Market size research reports usually evoke a yawn from me. However, I like the methodology and rigor of Interact Analysis. It’s still a guess, but much data underlies the analysis from this group. Senior Analyst Maya Xiao recently took a look at the lithium ion batter market. You can read the entire report. Following are some highlights. I need to mention that battery manufacturing was also highlighted by Honeywell at its conference as it seeks to lead in new batter technology. Stay tuned in case there is a disruption.

The global Li-ion battery market is moving into surge mode. According to our newly released Li-ion battery database, global shipments in 2021 equated to 476.3 GWh, amounting to a 72.6% increase on 2020, and that wasn’t a blip. We’ve identified it as being part of a longer-term trend.

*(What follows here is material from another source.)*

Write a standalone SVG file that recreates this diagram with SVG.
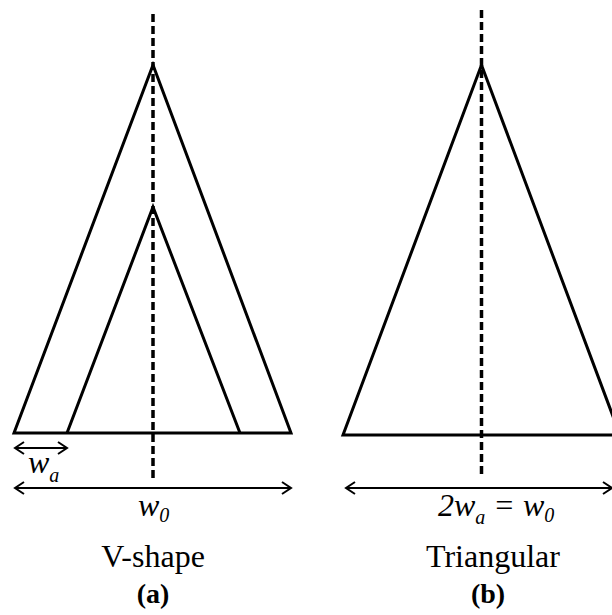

We’d expect that demand is driven by electric vehicles, but there are other demands for batteries.

Unsurprisingly, it’s the electric vehicle sector that is driving demand for Li-ion battery technology. In 2021, EV battery shipments accounted for 354.5 GWh, representing 74.4% of total battery shipments and a phenomenal year-on-year increase in EV battery shipments of 90.2%. But the increase of shipments in the same period to the energy storage sector (ESS) was even more marked – 113.3%. Accounting for 11.8% of total battery shipments, ESS is way behind the EV sector in terms of demand, but the huge 2021 increase is a clear pointer to sustained future growth. Meanwhile, consumer electronics (CE) battery shipments totalled 65.5 GWh, representing 13.8% of total shipments, a year-on-year increase of 6.3%.

This is where market analysis gets tricky—the famous 5-year projection demanded of these firms.

We estimate that global demand for li-ion batteries will rise to over 1.6TWh by 2026, representing a 5-year CAGR of 27.9%. The share of shipments to EV manufacturers will remain stable, standing at 75.9% of the total, but there’ll be growth in demand from the ESS sector, with shipments forecast to total 312.4 GWh, accounting for 19.2% of all battery shipments: a 5-year CAGR of 40.9%. CE battery shipments are expected to total 81.3 GWh over the 5-year period, with a CAGR of 4.4%.

What types of battery technology will prevail over the next few years?

The market share of different Li-ion battery technologies is changing. Back in 2018, lithium cobalt (LCO) and lithium iron phosphate (LFP) batteries accounted for over 50% of the global market. But LCO’s share has steadily declined over the past three years, in line with the decline in growth of the consumer electronics sector. Conversely, the demand for high quality nickel-cobalt-aluminium oxide (NCA)/ nickel-cobalt-manganese (NCM) batteries from the electric vehicle and industrial energy storage sectors has exceeded supply, which is why many battery makers announced plans to expand production capacity between 2018 and 2020. We forecast that the market shares of LFP batteries and NCM/NCA batteries will be evenly divided by 2026.